[What this task involves] Please transcribe the data that follows without the pictures, keeping every word the same.

======== Records supplied

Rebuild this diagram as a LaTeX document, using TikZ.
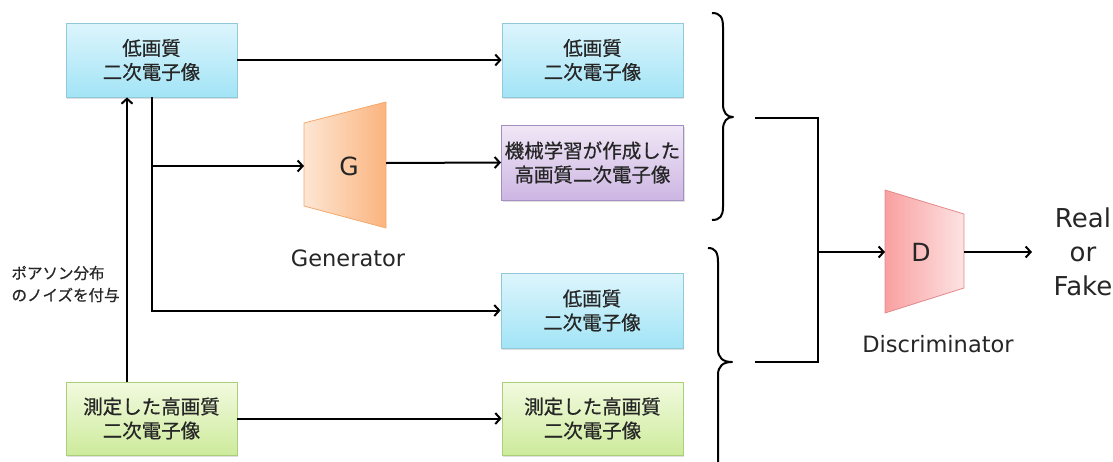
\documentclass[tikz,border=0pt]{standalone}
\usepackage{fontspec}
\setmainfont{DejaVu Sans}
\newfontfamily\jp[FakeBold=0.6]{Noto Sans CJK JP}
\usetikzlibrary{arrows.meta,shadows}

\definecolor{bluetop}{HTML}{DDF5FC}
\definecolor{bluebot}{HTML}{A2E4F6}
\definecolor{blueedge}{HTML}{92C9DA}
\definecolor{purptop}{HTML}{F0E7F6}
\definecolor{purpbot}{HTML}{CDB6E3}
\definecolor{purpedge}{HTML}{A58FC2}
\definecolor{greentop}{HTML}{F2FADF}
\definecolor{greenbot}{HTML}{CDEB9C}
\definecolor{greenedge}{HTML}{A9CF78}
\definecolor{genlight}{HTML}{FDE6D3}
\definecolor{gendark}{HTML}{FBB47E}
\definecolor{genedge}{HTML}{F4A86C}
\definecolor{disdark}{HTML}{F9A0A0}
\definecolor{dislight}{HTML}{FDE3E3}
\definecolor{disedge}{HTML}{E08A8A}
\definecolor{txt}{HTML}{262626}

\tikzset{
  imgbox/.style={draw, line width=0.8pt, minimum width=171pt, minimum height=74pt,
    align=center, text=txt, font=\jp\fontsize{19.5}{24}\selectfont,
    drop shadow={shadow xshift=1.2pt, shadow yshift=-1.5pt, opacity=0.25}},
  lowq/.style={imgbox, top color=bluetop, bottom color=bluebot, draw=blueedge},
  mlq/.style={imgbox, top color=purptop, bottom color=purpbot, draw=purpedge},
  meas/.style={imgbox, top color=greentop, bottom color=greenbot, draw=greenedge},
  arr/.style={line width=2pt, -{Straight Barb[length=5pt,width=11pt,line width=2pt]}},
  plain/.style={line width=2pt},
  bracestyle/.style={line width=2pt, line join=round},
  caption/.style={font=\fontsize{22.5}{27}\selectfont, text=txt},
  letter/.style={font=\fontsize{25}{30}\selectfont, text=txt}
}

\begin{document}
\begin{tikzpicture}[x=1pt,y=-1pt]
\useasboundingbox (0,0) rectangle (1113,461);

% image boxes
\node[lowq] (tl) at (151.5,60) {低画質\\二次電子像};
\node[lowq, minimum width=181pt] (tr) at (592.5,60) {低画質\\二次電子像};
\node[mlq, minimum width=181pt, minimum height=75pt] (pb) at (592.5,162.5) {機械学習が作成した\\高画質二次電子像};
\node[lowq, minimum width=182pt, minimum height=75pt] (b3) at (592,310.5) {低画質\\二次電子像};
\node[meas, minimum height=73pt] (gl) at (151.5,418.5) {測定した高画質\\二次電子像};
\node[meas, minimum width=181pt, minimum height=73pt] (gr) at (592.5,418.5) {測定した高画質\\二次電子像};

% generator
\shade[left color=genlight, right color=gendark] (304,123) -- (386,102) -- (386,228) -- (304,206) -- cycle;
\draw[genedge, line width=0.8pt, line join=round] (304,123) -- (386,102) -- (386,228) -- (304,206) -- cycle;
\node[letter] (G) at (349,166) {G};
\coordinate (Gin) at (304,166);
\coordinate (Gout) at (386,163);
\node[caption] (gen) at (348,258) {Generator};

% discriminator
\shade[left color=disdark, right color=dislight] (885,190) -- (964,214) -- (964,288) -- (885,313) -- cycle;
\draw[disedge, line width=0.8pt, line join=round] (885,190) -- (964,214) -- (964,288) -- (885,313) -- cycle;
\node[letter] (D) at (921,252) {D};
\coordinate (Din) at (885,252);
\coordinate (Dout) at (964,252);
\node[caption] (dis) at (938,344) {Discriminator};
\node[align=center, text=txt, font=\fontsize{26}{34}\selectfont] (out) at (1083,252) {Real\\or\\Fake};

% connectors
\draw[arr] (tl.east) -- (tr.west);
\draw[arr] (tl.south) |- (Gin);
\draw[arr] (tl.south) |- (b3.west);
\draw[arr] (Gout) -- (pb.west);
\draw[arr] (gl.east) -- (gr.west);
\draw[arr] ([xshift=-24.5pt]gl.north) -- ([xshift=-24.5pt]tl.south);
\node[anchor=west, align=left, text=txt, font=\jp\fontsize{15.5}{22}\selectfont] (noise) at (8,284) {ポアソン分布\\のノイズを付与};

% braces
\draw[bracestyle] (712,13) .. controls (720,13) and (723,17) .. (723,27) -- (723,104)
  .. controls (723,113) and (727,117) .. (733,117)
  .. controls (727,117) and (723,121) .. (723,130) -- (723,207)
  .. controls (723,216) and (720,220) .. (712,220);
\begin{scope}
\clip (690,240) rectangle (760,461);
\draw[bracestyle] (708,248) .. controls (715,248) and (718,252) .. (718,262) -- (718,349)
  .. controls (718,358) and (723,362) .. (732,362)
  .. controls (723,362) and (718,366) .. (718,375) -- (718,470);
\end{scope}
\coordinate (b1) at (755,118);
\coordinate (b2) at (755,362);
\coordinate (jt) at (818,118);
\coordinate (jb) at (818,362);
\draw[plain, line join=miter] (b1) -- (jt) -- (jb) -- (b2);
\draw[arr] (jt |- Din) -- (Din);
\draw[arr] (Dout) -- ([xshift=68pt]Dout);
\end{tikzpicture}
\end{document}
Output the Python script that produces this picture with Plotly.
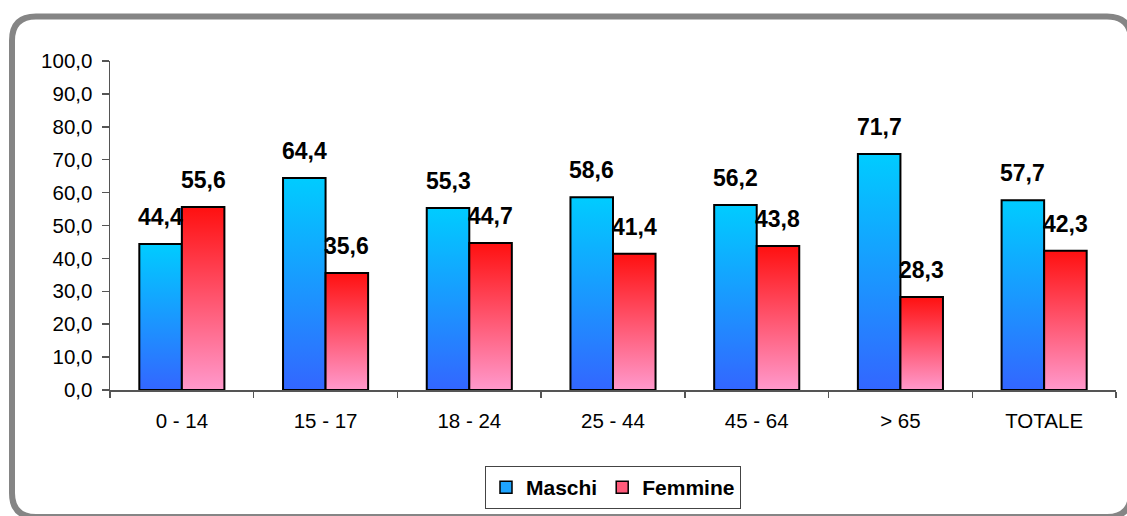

================

[Solution for this exercise]
Rebuild this diagram as a LaTeX document, using TikZ.
\documentclass[tikz,border=0pt]{standalone}
\usepackage{fontspec}
\setmainfont{DejaVu Sans}
\newfontfamily\jp[FakeBold=0.6]{Noto Sans CJK JP}
\usetikzlibrary{arrows.meta,shadows}

\definecolor{bluetop}{HTML}{DDF5FC}
\definecolor{bluebot}{HTML}{A2E4F6}
\definecolor{blueedge}{HTML}{92C9DA}
\definecolor{purptop}{HTML}{F0E7F6}
\definecolor{purpbot}{HTML}{CDB6E3}
\definecolor{purpedge}{HTML}{A58FC2}
\definecolor{greentop}{HTML}{F2FADF}
\definecolor{greenbot}{HTML}{CDEB9C}
\definecolor{greenedge}{HTML}{A9CF78}
\definecolor{genlight}{HTML}{FDE6D3}
\definecolor{gendark}{HTML}{FBB47E}
\definecolor{genedge}{HTML}{F4A86C}
\definecolor{disdark}{HTML}{F9A0A0}
\definecolor{dislight}{HTML}{FDE3E3}
\definecolor{disedge}{HTML}{E08A8A}
\definecolor{txt}{HTML}{262626}

\tikzset{
  imgbox/.style={draw, line width=0.8pt, minimum width=171pt, minimum height=74pt,
    align=center, text=txt, font=\jp\fontsize{19.5}{24}\selectfont,
    drop shadow={shadow xshift=1.2pt, shadow yshift=-1.5pt, opacity=0.25}},
  lowq/.style={imgbox, top color=bluetop, bottom color=bluebot, draw=blueedge},
  mlq/.style={imgbox, top color=purptop, bottom color=purpbot, draw=purpedge},
  meas/.style={imgbox, top color=greentop, bottom color=greenbot, draw=greenedge},
  arr/.style={line width=2pt, -{Straight Barb[length=5pt,width=11pt,line width=2pt]}},
  plain/.style={line width=2pt},
  bracestyle/.style={line width=2pt, line join=round},
  caption/.style={font=\fontsize{22.5}{27}\selectfont, text=txt},
  letter/.style={font=\fontsize{25}{30}\selectfont, text=txt}
}

\begin{document}
\begin{tikzpicture}[x=1pt,y=-1pt]
\useasboundingbox (0,0) rectangle (1113,461);

% image boxes
\node[lowq] (tl) at (151.5,60) {低画質\\二次電子像};
\node[lowq, minimum width=181pt] (tr) at (592.5,60) {低画質\\二次電子像};
\node[mlq, minimum width=181pt, minimum height=75pt] (pb) at (592.5,162.5) {機械学習が作成した\\高画質二次電子像};
\node[lowq, minimum width=182pt, minimum height=75pt] (b3) at (592,310.5) {低画質\\二次電子像};
\node[meas, minimum height=73pt] (gl) at (151.5,418.5) {測定した高画質\\二次電子像};
\node[meas, minimum width=181pt, minimum height=73pt] (gr) at (592.5,418.5) {測定した高画質\\二次電子像};

% generator
\shade[left color=genlight, right color=gendark] (304,123) -- (386,102) -- (386,228) -- (304,206) -- cycle;
\draw[genedge, line width=0.8pt, line join=round] (304,123) -- (386,102) -- (386,228) -- (304,206) -- cycle;
\node[letter] (G) at (349,166) {G};
\coordinate (Gin) at (304,166);
\coordinate (Gout) at (386,163);
\node[caption] (gen) at (348,258) {Generator};

% discriminator
\shade[left color=disdark, right color=dislight] (885,190) -- (964,214) -- (964,288) -- (885,313) -- cycle;
\draw[disedge, line width=0.8pt, line join=round] (885,190) -- (964,214) -- (964,288) -- (885,313) -- cycle;
\node[letter] (D) at (921,252) {D};
\coordinate (Din) at (885,252);
\coordinate (Dout) at (964,252);
\node[caption] (dis) at (938,344) {Discriminator};
\node[align=center, text=txt, font=\fontsize{26}{34}\selectfont] (out) at (1083,252) {Real\\or\\Fake};

% connectors
\draw[arr] (tl.east) -- (tr.west);
\draw[arr] (tl.south) |- (Gin);
\draw[arr] (tl.south) |- (b3.west);
\draw[arr] (Gout) -- (pb.west);
\draw[arr] (gl.east) -- (gr.west);
\draw[arr] ([xshift=-24.5pt]gl.north) -- ([xshift=-24.5pt]tl.south);
\node[anchor=west, align=left, text=txt, font=\jp\fontsize{15.5}{22}\selectfont] (noise) at (8,284) {ポアソン分布\\のノイズを付与};

% braces
\draw[bracestyle] (712,13) .. controls (720,13) and (723,17) .. (723,27) -- (723,104)
  .. controls (723,113) and (727,117) .. (733,117)
  .. controls (727,117) and (723,121) .. (723,130) -- (723,207)
  .. controls (723,216) and (720,220) .. (712,220);
\begin{scope}
\clip (690,240) rectangle (760,461);
\draw[bracestyle] (708,248) .. controls (715,248) and (718,252) .. (718,262) -- (718,349)
  .. controls (718,358) and (723,362) .. (732,362)
  .. controls (723,362) and (718,366) .. (718,375) -- (718,470);
\end{scope}
\coordinate (b1) at (755,118);
\coordinate (b2) at (755,362);
\coordinate (jt) at (818,118);
\coordinate (jb) at (818,362);
\draw[plain, line join=miter] (b1) -- (jt) -- (jb) -- (b2);
\draw[arr] (jt |- Din) -- (Din);
\draw[arr] (Dout) -- ([xshift=68pt]Dout);
\end{tikzpicture}
\end{document}
Output the Python script that produces this picture with Plotly.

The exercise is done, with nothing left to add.